NuFuel & MMSNF 2015

First Workshop on Research into Nuclear Fuel in Europe
and Materials Modeling and Simulation for Nuclear Fuels Workshop
Karlsruhe, Germany, November 16th to 18th, 2015

Updated: Tue 08 Dec 2015, 14:27

Poster 3.6: Kinematic hardening in creep of Zircaloy 2

Radan Sedlacek and Dietmar Deuble
  • AREVA GmbH, Erlangen, Germany

Abstract

Kinematic hardening is an increase in flow stress in the course of plastic deformation. In contrast to isotropic hardening, the flow stress decreases upon load reversal. The latter phenomenon is also known as the Bauschinger effect. It is well known that kinematic hardening occurs during plastic deformation of Zircaloy. There is a limited number of slip systems in the hexagonal crystallographic structure of alpha-Zirconium which results in intergranular deformation incompatibilities and buildup of back stress. The back stress opposes the deformation during prestrain, and favours it upon load reversal.

The situation is less clear for creep: here, the kinematic hardening would manifest itself by strain rate decrease followed by its increase (in magnitude) upon stress reversal. In theory, it could be possible that due to long times at high temperatures, the back stress would relax to a large extent, e.g. by some diffusional process, and the kinematic hardening in creep would be less pronounced than in plastic deformation. On the other hand, creep experiments with stress change reported in the literature indicate that isotropic hardening alone cannot explain the observed transient creep behavior. However, a systematic investigation of kinematic hardening in creep of Zircaloy is not available in the literature so far.

The present work decribes a dedicated creep experiment with stress reversal on Zircaloy 2 to investigate possible kinematic hardening. Gas filled cladding tube samples were deformed in furnace (internal pressure, resulting hoop stress of 75 MPa at 380°C) and in autoclave (outer overpressure, resulting hoop stress of –75 MPa at 380°C). The samples were periodically removed after each 7 days in furnace/autoclave to measure the outer diameter. Two of the samples were removed from the furnace and put into the autoclave after 35 days, two were moved from the autoclave to the furnace. For comparison, two other samples were continuously deformed in the furnace, and two others in the autoclave.

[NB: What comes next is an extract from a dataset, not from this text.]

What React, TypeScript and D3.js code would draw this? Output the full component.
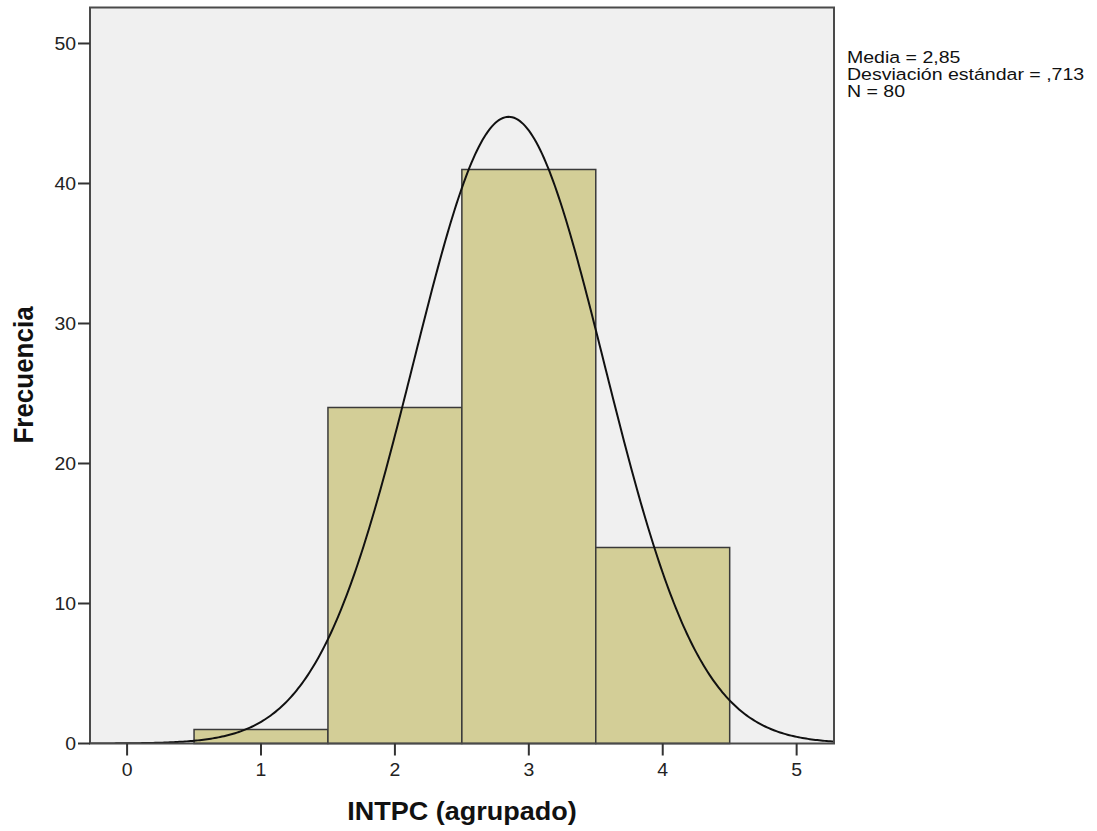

The creep rate measured after the stress reversal is in both cases (furnace to autoclave as well as autoclave to furnace) even higher than the primary creep rate of the fresh material, indicating a strong kinematic hardening. The experimental results will be presented in detail and an interpretation in terms of a mixed isotropic and kinematic hardening model will be proposed.